> **Aim of the task**:
Repeat, exactly, the run of lines that opens with the line containing "Clone this chart in Apache ECharts." and closes with the line containing "var yTicks = [0.5, 0.7, 0.9, 1.1, 1.3, 1.5, 1.7];", and leave all other lines out.

> **Material shown**:
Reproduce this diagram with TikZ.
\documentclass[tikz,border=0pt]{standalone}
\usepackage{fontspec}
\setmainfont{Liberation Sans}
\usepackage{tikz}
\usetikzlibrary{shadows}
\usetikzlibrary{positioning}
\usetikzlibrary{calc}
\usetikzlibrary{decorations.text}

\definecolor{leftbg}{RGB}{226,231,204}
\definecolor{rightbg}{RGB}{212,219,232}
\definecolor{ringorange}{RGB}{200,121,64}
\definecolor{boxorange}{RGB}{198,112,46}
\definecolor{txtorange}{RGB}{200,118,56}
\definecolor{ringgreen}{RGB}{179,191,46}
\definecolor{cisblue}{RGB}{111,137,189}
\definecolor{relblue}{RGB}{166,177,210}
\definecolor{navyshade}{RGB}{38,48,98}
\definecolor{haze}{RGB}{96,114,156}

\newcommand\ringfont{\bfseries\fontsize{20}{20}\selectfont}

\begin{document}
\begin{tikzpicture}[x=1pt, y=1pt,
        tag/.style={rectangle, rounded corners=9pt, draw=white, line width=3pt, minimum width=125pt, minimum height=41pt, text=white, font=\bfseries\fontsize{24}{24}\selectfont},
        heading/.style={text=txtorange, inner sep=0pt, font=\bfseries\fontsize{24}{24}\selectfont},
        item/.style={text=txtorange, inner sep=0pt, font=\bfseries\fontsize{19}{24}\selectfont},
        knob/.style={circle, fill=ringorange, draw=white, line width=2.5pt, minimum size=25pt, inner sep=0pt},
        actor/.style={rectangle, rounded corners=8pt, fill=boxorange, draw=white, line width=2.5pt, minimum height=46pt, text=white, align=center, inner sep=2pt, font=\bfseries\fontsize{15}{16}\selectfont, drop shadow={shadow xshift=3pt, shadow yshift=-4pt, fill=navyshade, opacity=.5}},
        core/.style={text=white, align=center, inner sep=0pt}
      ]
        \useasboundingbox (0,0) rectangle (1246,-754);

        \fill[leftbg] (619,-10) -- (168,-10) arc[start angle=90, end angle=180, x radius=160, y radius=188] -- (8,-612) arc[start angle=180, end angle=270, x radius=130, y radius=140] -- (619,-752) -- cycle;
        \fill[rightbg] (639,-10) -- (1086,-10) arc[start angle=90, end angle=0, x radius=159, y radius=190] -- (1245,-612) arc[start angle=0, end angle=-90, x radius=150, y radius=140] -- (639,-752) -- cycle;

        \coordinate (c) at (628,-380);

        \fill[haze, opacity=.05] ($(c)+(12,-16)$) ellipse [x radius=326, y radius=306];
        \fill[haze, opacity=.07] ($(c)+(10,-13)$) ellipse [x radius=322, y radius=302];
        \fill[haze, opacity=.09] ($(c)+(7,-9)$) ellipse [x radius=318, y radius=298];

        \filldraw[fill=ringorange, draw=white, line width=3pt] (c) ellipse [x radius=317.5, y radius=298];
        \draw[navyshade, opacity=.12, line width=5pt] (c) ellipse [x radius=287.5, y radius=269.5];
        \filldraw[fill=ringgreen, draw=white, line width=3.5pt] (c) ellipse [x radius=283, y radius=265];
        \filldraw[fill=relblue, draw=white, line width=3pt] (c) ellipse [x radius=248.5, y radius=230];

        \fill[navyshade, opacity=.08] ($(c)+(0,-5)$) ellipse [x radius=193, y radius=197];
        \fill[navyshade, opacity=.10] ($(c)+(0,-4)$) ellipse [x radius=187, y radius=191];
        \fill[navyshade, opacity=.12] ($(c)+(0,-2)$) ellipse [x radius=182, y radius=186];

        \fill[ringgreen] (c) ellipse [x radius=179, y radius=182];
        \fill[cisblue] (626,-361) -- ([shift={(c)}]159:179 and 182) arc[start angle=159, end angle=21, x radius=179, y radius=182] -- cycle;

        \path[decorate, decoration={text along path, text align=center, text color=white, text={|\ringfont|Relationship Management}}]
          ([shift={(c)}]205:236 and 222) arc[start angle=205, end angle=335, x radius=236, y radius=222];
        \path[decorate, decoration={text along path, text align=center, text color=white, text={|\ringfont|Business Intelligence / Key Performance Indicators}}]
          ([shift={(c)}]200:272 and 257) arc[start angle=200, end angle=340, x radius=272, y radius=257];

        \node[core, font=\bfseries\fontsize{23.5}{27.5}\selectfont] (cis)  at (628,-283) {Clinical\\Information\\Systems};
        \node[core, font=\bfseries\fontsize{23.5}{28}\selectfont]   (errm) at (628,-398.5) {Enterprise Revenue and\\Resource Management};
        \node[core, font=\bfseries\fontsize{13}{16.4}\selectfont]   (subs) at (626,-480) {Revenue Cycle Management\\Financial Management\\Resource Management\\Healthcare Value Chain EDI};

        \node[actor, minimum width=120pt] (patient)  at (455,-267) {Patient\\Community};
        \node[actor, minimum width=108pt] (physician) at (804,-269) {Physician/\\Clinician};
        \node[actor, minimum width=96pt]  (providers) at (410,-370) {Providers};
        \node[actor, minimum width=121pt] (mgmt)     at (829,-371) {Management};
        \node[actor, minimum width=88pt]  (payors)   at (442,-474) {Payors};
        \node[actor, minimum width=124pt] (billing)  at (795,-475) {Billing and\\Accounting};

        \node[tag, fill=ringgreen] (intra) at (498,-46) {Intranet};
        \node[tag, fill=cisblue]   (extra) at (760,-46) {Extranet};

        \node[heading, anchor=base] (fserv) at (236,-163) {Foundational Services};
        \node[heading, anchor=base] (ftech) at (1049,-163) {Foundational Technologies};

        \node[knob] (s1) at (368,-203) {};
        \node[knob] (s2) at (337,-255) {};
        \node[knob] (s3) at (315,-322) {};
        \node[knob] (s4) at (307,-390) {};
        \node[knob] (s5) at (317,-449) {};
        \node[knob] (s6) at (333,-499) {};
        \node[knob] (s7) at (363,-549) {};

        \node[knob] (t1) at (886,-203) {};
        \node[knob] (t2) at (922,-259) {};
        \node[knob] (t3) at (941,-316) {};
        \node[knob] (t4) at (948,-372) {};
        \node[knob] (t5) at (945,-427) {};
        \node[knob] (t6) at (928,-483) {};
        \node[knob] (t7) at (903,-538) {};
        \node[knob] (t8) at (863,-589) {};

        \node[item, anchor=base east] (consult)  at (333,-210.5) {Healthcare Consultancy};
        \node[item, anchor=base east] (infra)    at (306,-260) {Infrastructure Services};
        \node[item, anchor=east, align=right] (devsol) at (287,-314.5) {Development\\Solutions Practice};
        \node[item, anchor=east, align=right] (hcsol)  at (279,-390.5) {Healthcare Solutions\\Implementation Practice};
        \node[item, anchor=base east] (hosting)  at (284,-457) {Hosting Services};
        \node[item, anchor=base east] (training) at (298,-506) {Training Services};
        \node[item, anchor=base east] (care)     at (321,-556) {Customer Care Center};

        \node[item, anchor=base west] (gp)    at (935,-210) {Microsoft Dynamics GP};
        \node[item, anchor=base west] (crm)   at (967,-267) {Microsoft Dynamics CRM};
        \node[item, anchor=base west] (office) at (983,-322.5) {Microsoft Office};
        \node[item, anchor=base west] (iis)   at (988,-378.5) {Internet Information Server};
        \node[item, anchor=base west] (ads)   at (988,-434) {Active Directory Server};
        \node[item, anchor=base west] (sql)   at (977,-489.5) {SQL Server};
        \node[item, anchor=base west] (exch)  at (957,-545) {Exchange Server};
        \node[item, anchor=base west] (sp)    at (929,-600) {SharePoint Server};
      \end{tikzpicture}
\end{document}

---

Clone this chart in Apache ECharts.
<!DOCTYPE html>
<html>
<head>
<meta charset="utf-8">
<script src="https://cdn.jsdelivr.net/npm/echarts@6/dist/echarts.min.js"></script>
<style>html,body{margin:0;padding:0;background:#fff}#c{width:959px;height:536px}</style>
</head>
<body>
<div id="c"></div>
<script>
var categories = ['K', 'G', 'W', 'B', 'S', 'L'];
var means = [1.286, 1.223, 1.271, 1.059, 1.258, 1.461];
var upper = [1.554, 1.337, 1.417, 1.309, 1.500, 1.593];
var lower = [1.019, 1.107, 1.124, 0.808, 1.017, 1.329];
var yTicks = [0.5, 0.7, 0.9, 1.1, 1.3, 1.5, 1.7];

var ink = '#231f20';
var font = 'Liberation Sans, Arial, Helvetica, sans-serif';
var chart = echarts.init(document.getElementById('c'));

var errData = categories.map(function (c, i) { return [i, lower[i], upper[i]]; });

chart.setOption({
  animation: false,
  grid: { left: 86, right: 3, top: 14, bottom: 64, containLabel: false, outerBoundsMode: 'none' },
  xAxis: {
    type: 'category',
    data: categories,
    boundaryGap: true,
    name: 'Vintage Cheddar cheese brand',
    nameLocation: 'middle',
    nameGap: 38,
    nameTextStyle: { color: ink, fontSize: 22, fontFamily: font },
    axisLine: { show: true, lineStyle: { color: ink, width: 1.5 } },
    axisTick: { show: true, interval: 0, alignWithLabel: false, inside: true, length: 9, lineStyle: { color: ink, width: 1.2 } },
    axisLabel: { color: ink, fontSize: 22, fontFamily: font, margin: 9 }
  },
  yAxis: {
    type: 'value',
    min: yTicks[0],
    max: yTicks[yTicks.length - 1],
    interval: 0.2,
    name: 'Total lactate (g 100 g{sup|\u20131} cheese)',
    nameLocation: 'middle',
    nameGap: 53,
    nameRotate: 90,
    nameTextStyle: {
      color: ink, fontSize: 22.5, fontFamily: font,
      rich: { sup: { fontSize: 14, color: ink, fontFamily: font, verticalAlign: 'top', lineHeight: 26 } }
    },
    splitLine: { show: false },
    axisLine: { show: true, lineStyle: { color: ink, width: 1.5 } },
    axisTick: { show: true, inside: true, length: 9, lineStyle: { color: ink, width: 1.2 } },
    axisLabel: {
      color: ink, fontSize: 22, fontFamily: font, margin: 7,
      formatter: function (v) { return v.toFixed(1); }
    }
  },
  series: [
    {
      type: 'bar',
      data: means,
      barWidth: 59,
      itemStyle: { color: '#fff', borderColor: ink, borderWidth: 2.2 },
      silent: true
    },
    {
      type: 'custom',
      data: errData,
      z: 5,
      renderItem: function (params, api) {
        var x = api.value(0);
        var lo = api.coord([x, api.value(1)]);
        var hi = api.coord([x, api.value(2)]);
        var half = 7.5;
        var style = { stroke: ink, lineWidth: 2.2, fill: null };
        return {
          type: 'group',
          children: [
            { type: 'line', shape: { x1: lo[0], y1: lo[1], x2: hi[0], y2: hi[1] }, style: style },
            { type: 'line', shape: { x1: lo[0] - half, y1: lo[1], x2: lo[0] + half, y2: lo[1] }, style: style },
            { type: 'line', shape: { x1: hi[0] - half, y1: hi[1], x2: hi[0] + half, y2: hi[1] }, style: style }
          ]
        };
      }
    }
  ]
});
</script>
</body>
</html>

> **Task solution**:
Clone this chart in Apache ECharts.
<!DOCTYPE html>
<html>
<head>
<meta charset="utf-8">
<script src="https://cdn.jsdelivr.net/npm/echarts@6/dist/echarts.min.js"></script>
<style>html,body{margin:0;padding:0;background:#fff}#c{width:959px;height:536px}</style>
</head>
<body>
<div id="c"></div>
<script>
var categories = ['K', 'G', 'W', 'B', 'S', 'L'];
var means = [1.286, 1.223, 1.271, 1.059, 1.258, 1.461];
var upper = [1.554, 1.337, 1.417, 1.309, 1.500, 1.593];
var lower = [1.019, 1.107, 1.124, 0.808, 1.017, 1.329];
var yTicks = [0.5, 0.7, 0.9, 1.1, 1.3, 1.5, 1.7];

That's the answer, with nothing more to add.